> **The exercise**: Pictures stay out. Extract the lines below from the first one through the line with "import seaborn as sns", both included.

> **Information provided**:
----

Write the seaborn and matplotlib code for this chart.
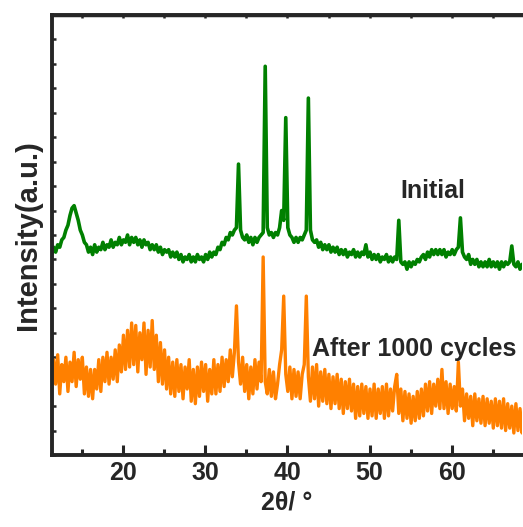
"""XRD patterns: initial vs after 1000 cycles."""

import matplotlib
matplotlib.use("Agg")
import matplotlib.pyplot as plt
from matplotlib.ticker import MultipleLocator
import pandas as pd
import seaborn as sns

# --- data (y in arbitrary units, curves stacked) ---
two_theta = [
    11.30, 11.55, 11.80, 12.05, 12.30, 12.55, 12.80, 13.05, 13.30, 13.55,
    13.80, 14.05, 14.30, 14.55, 14.80, 15.05, 15.30, 15.55, 15.80, 16.05,
    16.30, 16.55, 16.80, 17.05, 17.30, 17.55, 17.80, 18.05, 18.30, 18.55,
    18.80, 19.05, 19.30, 19.55, 19.80, 20.05, 20.30, 20.55, 20.80, 21.05,
    21.30, 21.55, 21.80, 22.05, 22.30, 22.55, 22.80, 23.05, 23.30, 23.55,
    23.80, 24.05, 24.30, 24.55, 24.80, 25.05, 25.30, 25.55, 25.80, 26.05,
    26.30, 26.55, 26.80, 27.05, 27.30, 27.55, 27.80, 28.05, 28.30, 28.55,
    28.80, 29.05, 29.30, 29.55, 29.80, 30.05, 30.30, 30.55, 30.80, 31.05,
    31.30, 31.55, 31.80, 32.05, 32.30, 32.55, 32.80, 33.05, 33.30, 33.55,
    33.80, 34.05, 34.30, 34.55, 34.80, 35.05, 35.30, 35.55, 35.80, 36.05,
    36.30, 36.55, 36.80, 37.05, 37.30, 37.55, 37.80, 38.05, 38.30, 38.55,
    38.80, 39.05, 39.30, 39.55, 39.80, 40.05, 40.30, 40.55, 40.80, 41.05,
    41.30, 41.55, 41.80, 42.05, 42.30, 42.55, 42.80, 43.05, 43.30, 43.55,
    43.80, 44.05, 44.30, 44.55, 44.80, 45.05, 45.30, 45.55, 45.80, 46.05,
    46.30, 46.55, 46.80, 47.05, 47.30, 47.55, 47.80, 48.05, 48.30, 48.55,
    48.80, 49.05, 49.30, 49.55, 49.80, 50.05, 50.30, 50.55, 50.80, 51.05,
    51.30, 51.55, 51.80, 52.05, 52.30, 52.55, 52.80, 53.05, 53.30, 53.55,
    53.80, 54.05, 54.30, 54.55, 54.80, 55.05, 55.30, 55.55, 55.80, 56.05,
    56.30, 56.55, 56.80, 57.05, 57.30, 57.55, 57.80, 58.05, 58.30, 58.55,
    58.80, 59.05, 59.30, 59.55, 59.80, 60.05, 60.30, 60.55, 60.80, 61.05,
    61.30, 61.55, 61.80, 62.05, 62.30, 62.55, 62.80, 63.05, 63.30, 63.55,
    63.80, 64.05, 64.30, 64.55, 64.80, 65.05, 65.30, 65.55, 65.80, 66.05,
    66.30, 66.55, 66.80, 67.05, 67.30, 67.55, 67.80, 68.05, 68.30, 68.55,
    68.80,
]

initial = [
    8.2, 8.5, 8.3, 8.6, 8.5, 8.8, 8.9, 9.2, 9.4, 9.8,
    10.1, 10.2, 9.9, 9.6, 9.2, 9.0, 8.7, 8.6, 8.3, 8.5,
    8.2, 8.6, 8.3, 8.5, 8.4, 8.7, 8.4, 8.6, 8.5, 8.8,
    8.5, 8.7, 8.6, 8.9, 8.6, 8.8, 8.7, 9.0, 8.6, 8.9,
    8.7, 8.9, 8.6, 8.8, 8.5, 8.8, 8.6, 8.7, 8.4, 8.6,
    8.4, 8.6, 8.3, 8.5, 8.2, 8.4, 8.3, 8.4, 8.1, 8.3,
    8.1, 8.3, 8.0, 8.2, 7.9, 8.1, 8.0, 8.2, 7.9, 8.1,
    7.9, 8.2, 8.0, 8.1, 7.9, 8.2, 8.0, 8.3, 8.1, 8.3,
    8.2, 8.5, 8.4, 8.7, 8.6, 8.9, 8.8, 9.1, 9.0, 9.2,
    9.3, 11.9, 9.2, 8.9, 8.8, 9.0, 8.7, 8.9, 8.6, 8.9,
    8.7, 8.9, 9.0, 9.1, 15.9, 9.3, 9.0, 9.1, 8.9, 9.1,
    9.0, 9.3, 10.0, 9.6, 13.8, 9.3, 9.0, 8.9, 8.7, 8.9,
    8.7, 8.9, 8.8, 9.0, 9.2, 14.6, 9.2, 8.8, 8.7, 8.8,
    8.5, 8.7, 8.4, 8.6, 8.4, 8.6, 8.3, 8.5, 8.3, 8.5,
    8.2, 8.4, 8.2, 8.4, 8.1, 8.3, 8.2, 8.4, 8.1, 8.3,
    8.1, 8.3, 8.2, 8.6, 8.1, 8.3, 8.0, 8.2, 8.0, 8.2,
    7.9, 8.1, 8.0, 8.2, 7.9, 8.1, 7.9, 8.1, 8.0, 9.6,
    7.9, 7.8, 7.9, 7.6, 7.9, 7.7, 7.9, 7.8, 8.0, 7.9,
    8.1, 8.2, 8.0, 8.3, 8.1, 8.4, 8.2, 8.4, 8.2, 8.4,
    8.2, 8.4, 8.1, 8.3, 8.2, 8.4, 8.2, 8.4, 8.5, 9.7,
    8.3, 8.1, 8.0, 8.2, 7.8, 8.0, 7.8, 8.0, 7.7, 7.9,
    7.7, 7.9, 7.7, 8.0, 7.7, 7.9, 7.7, 7.9, 7.6, 7.9,
    7.7, 7.9, 7.8, 7.9, 8.55, 7.8, 7.7, 7.9, 7.6, 7.8,
    7.7,
]

after_cycles = [
    2.6, 3.9, 2.9, 4.1, 2.5, 3.7, 3.0, 4.0, 2.6, 3.8,
    3.0, 4.2, 2.8, 3.9, 3.1, 4.0, 2.5, 3.6, 2.4, 3.5,
    2.3, 3.5, 2.7, 3.9, 2.6, 4.0, 3.0, 4.2, 2.9, 4.0,
    3.1, 4.3, 3.0, 4.5, 3.4, 4.9, 3.5, 5.1, 3.6, 5.4,
    3.7, 5.3, 3.4, 5.0, 3.9, 5.4, 3.3, 5.1, 3.6, 5.5,
    3.5, 4.9, 3.0, 4.6, 2.9, 4.3, 2.7, 4.0, 2.5, 3.8,
    2.4, 3.9, 2.6, 3.7, 2.3, 3.6, 2.7, 3.9, 2.2, 3.5,
    2.1, 3.6, 2.4, 3.8, 2.6, 3.7, 2.2, 3.5, 2.5, 3.9,
    2.5, 3.7, 2.6, 4.0, 2.8, 3.9, 3.0, 4.3, 3.2, 4.2,
    6.1, 3.8, 2.9, 4.0, 2.6, 3.7, 2.3, 3.6, 2.5, 3.9,
    2.7, 3.8, 3.0, 8.1, 3.0, 2.5, 3.5, 2.4, 3.4, 2.3,
    2.9, 3.7, 4.3, 6.5, 3.3, 2.6, 3.6, 2.3, 3.5, 2.4,
    3.4, 2.3, 3.3, 3.7, 6.5, 3.2, 2.2, 3.6, 2.3, 3.7,
    2.0, 3.4, 2.2, 3.5, 2.1, 3.3, 1.9, 3.2, 2.1, 3.3,
    1.9, 3.1, 1.7, 3.0, 1.9, 3.1, 1.8, 2.9, 1.5, 2.8,
    1.6, 2.9, 1.7, 2.8, 1.5, 2.7, 1.6, 2.9, 1.5, 2.7,
    1.7, 2.8, 1.5, 2.9, 1.6, 2.7, 1.8, 2.8, 3.3, 1.7,
    2.7, 1.4, 2.6, 1.5, 2.5, 1.3, 2.4, 1.4, 2.6, 1.5,
    2.7, 1.6, 2.9, 1.8, 3.0, 1.7, 2.9, 2.0, 3.1, 1.9,
    3.5, 1.9, 3.0, 1.7, 2.9, 1.9, 2.8, 1.8, 3.8, 2.0,
    2.7, 1.4, 2.5, 1.5, 2.4, 1.2, 2.5, 1.4, 2.3, 1.3,
    2.4, 1.2, 2.3, 1.3, 2.2, 1.1, 2.3, 1.2, 2.2, 1.1,
    2.3, 1.0, 2.1, 1.1, 2.0, 0.9, 2.1, 1.0, 1.9, 0.9,
    1.6,
]

GREEN = "#008000"
ORANGE = "#ff8000"

sns.set_style("ticks")
plt.rcParams["font.family"] = ["Liberation Sans", "DejaVu Sans"]
plt.rcParams["font.weight"] = "bold"


def main():
    df = pd.DataFrame({"two_theta": two_theta, "initial": initial,
                       "after": after_cycles})

    fig = plt.figure(figsize=(5.23, 5.27), dpi=100)
    ax = fig.add_axes([0.0985, 0.1366, 0.9005, 0.835])

    sns.lineplot(data=df, x="two_theta", y="initial", color=GREEN,
                 linewidth=2.6, sort=False, estimator=None, ax=ax)
    sns.lineplot(data=df, x="two_theta", y="after", color=ORANGE,
                 linewidth=2.4, sort=False, estimator=None, ax=ax)

    ax.set_xlim(11.3, 68.6)
    ax.set_ylim(0, 18)
    ax.xaxis.set_major_locator(MultipleLocator(10))
    ax.xaxis.set_minor_locator(MultipleLocator(5))
    ax.yaxis.set_major_locator(MultipleLocator(1))

    ax.tick_params(axis="x", which="major", direction="in", length=7,
                   width=2.2, labelsize=18, pad=4, top=False)
    ax.tick_params(axis="x", which="minor", direction="in", length=4,
                   width=2.2, top=False)
    ax.tick_params(axis="y", which="major", direction="in", length=3,
                   width=1.8, labelleft=False)
    for lab in ax.get_xticklabels():
        lab.set_fontweight("bold")

    # short ticks along the top edge
    top = ax.secondary_xaxis("top")
    top.xaxis.set_major_locator(MultipleLocator(5))
    top.tick_params(direction="in", length=2.5, width=1.8, labeltop=False)
    top.spines["top"].set_linewidth(2.5)

    for side in ["left", "bottom", "top"]:
        ax.spines[side].set_linewidth(2.8)
    ax.spines["right"].set_visible(False)

    ax.set_xlabel("2θ/ °", fontsize=18, fontweight="bold", labelpad=4)
    ax.set_ylabel("Intensity(a.u.)", fontsize=21, fontweight="bold",
                  labelpad=7)

    ax.text(53.8, 10.8, "Initial", fontsize=18, fontweight="bold",
            va="center", ha="left")
    ax.text(43.0, 4.34, "After 1000 cycles", fontsize=18, fontweight="bold",
            va="center", ha="left")

    fig.savefig("out.png", dpi=100)
    plt.close(fig)


if __name__ == "__main__":
    main()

----

> **Solved problem**:
Write the seaborn and matplotlib code for this chart.
"""XRD patterns: initial vs after 1000 cycles."""

import matplotlib
matplotlib.use("Agg")
import matplotlib.pyplot as plt
from matplotlib.ticker import MultipleLocator
import pandas as pd
import seaborn as sns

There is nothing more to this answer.